🤖 AI Summary
This work addresses the problem of efficiently determinizing a Wheeler nondeterministic finite automaton (WNFA) into an equivalent Wheeler deterministic finite automaton (WDFA). Assuming the Wheeler order of the input WNFA is given, the paper presents the first linear-time determinization algorithm—under a constant-size alphabet—with time complexity $O(n_A + m_A + n_D + m_D)$, achieving a speedup of $n_A^2 / \sigma$ over existing methods. The algorithm exploits the structural properties of the Wheeler order through a combination of graph traversal and state-merging strategies to eliminate redundant computations. Furthermore, the authors construct a worst-case instance whose output size is $\Theta(n\sigma)$, demonstrating that the proposed time bound is tight for inputs presented in sorted order.
📝 Abstract
Given a Wheeler NFA $\mathcal{A}$, the Wheeler determinization problem is to construct a Wheeler DFA $\mathcal{D}$ that accepts the same language as $\mathcal{A}$. We use the notation $n_{\mathcal{A}},m_{\mathcal{A}}$ for the number of vertices and edges of $\mathcal{A}$, and equivalently $n_{\mathcal{D}},m_{\mathcal{D}}$ for $\mathcal{D}$. Alanko et al. [SODA 2020, Inf. Comp. 2021] show that we can solve this problem in $O(n_{\mathcal{A}}^3)$ time. In this paper, we show how to improve the running time to $O(n_{\mathcal{A}} + m_{\mathcal{A}} + n_{\mathcal{D}} + m_{\mathcal{D}})$ when given the Wheeler order of $\mathcal{A}$ (which can be computed in $O(m_{\mathcal{A}}\log n_{\mathcal{A}})$ with an algorithm by Becker et al. [ESA 2023]).

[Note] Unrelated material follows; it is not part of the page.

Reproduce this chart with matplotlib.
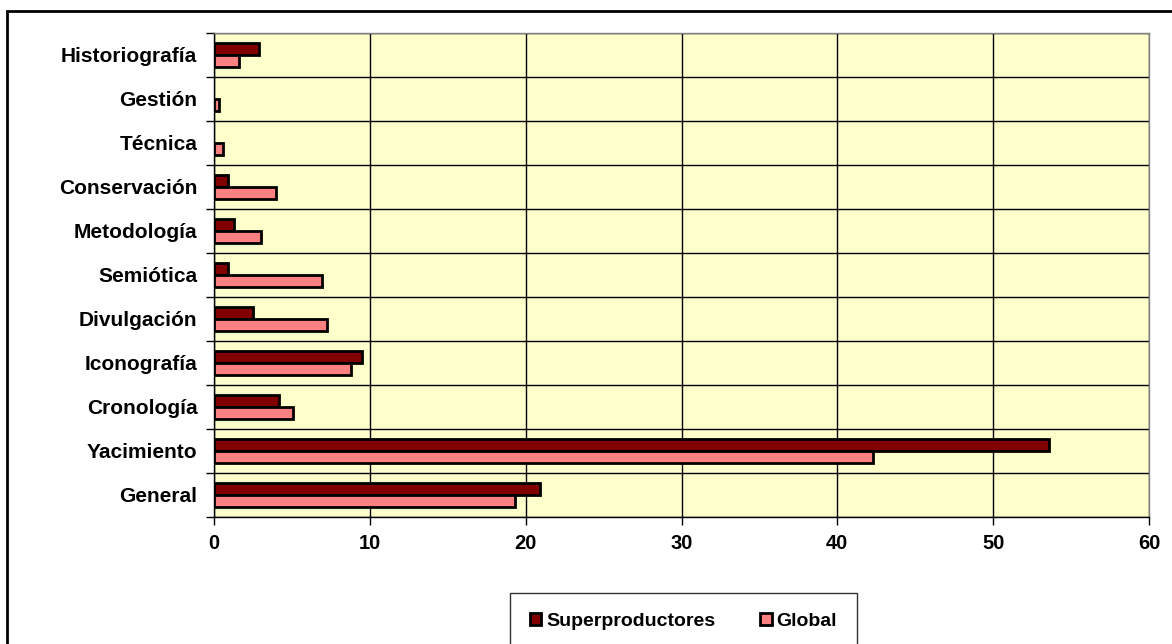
import numpy as np
import matplotlib
matplotlib.use("Agg")
import matplotlib.pyplot as plt
from matplotlib.patches import Rectangle

plt.rcParams['font.family'] = ['Liberation Sans', 'DejaVu Sans']
plt.rcParams['font.weight'] = 'bold'

categories = ['General', 'Yacimiento', 'Cronología', 'Iconografía', 'Divulgación',
              'Semiótica', 'Metodología', 'Conservación', 'Técnica', 'Gestión',
              'Historiografía']
superproductores = [20.9, 53.6, 4.2, 9.5, 2.5, 0.9, 1.3, 0.9, 0.0, 0.0, 2.9]
global_vals = [19.3, 42.3, 5.1, 8.8, 7.25, 6.9, 3.0, 4.0, 0.6, 0.3, 1.6]

W, H = 1172, 644
fig = plt.figure(figsize=(W / 100, H / 100), dpi=100)
ax = fig.add_axes([214 / W, 1 - 517 / H, (1149 - 214) / W, (517 - 33) / H])
ax.set_facecolor('#FFFFCC')

y = np.arange(len(categories))
h = 0.28
# no outline for zero-length bars
lw_s = [2 if v > 0 else 0 for v in superproductores]
lw_g = [2 if v > 0 else 0 for v in global_vals]
ax.barh(y + h / 2, superproductores, height=h, color='#800000', edgecolor='black',
        linewidth=lw_s, label='Superproductores', zorder=3)
ax.barh(y - h / 2, global_vals, height=h, color='#FF8080', edgecolor='black',
        linewidth=lw_g, label='Global', zorder=3)

ax.set_xlim(0, 60)
ax.set_ylim(-0.5, len(categories) - 0.5)
ax.set_xticks(np.arange(0, 61, 10))
ax.set_yticks(y)
ax.set_yticklabels(categories)
ax.set_yticks(np.arange(-0.5, len(categories), 1), minor=True)
ax.tick_params(axis='y', which='major', length=0, pad=12, labelsize=15)
ax.tick_params(axis='y', which='minor', length=6, width=1, direction='out')
ax.tick_params(axis='x', length=6, width=1, direction='out', labelsize=14.5, pad=6)
ax.grid(axis='x', which='major', color='black', linewidth=1, zorder=1)
ax.grid(axis='y', which='minor', color='black', linewidth=1, zorder=1)
for s in ax.spines.values():
    s.set_color('#808080')
    s.set_linewidth(1)
ax.spines['left'].set_color('black')
ax.spines['bottom'].set_color('black')

leg = ax.legend(loc='center', bbox_to_anchor=((683.5 - 214) / (1149 - 214), -0.215),
                ncol=2, frameon=True, fancybox=False, fontsize=14,
                handlelength=0.6, handleheight=0.6, handletextpad=0.25,
                columnspacing=2.3, borderpad=1.0, borderaxespad=0)
leg.get_frame().set_edgecolor('black')
leg.get_frame().set_linewidth(1)

fig.patches.append(Rectangle((7 / W, -0.1), 1.2, 1 - 11 / H + 0.1, transform=fig.transFigure,
                             fill=False, edgecolor='black', linewidth=2))

fig.savefig('out.png', dpi=100)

Our running time is a factor $n_{\mathcal{A}}^2/σ$ faster than the state of the art, where $σ$ is the size of the alphabet. Furthermore, for $σ=O(1)$ we have the first linear time algorithm for this problem. We show that our bound is tight for sorted inputs with any combination of $n$ and $σ$, by giving a family of inputs for which our output $\mathcal{D}$ is minimum, and of maximum size $Θ(nσ)$.